The DMZ's Panmunjom compound — guard booths placed with bilateral symmetry, the frame itself partitioned by the built environment's hard geometry — is the paradigmatic any-space-whatever: a politically voided zone that belongs, by treaty, to no nation, and therefore the only terrain on which the four soldiers can exist outside the ideological categories that will eventually kill them. Park Chan-wook exploits this emptied architecture doubly. In the investigation sequences, Kim Sung-bok's restrained, observational camera holds Sophie Jean as a figure of the time-image: she is the seer not the agent, receiving testimony she has no mechanism to act on, watching the Neutral Nations Commission's bureaucratic procedure close around a truth it cannot process.
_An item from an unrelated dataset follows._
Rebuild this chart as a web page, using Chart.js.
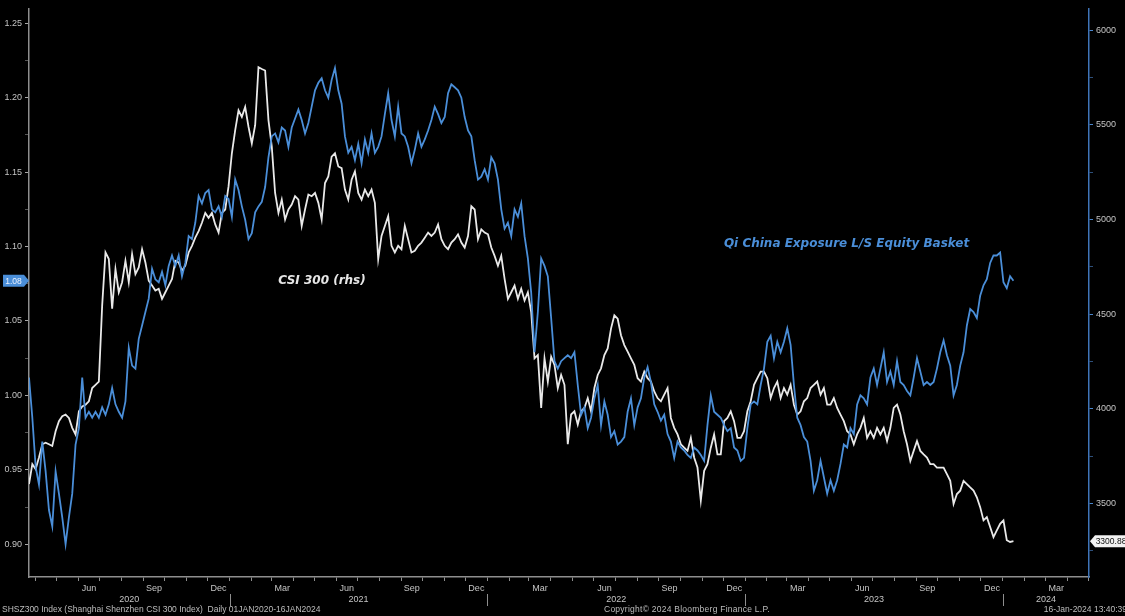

The film's third formal register is the mind-game film: JSA inherits from Rashomon (1950) the architecture of incompatible testimony — each soldier's account rendered in full subjective conviction, then dismantled by the next — and the framing investigator who cannot adjudicate between versions. But JSA quietly departs from Kurosawa's unresolved epistemology: the film does reveal what happened, converting puzzle into elegy. The revelation is the tragedy. The soldiers' secret nocturnal friendship — ordinary, warm, mundane in the best sense — is made unbearable precisely because we know from the opening frame how it ends, and knowing does nothing. The political partition is indifferent to the human relations it prohibits; Sophie holds the truth in a system that has already decided, and the film makes us hold it with her.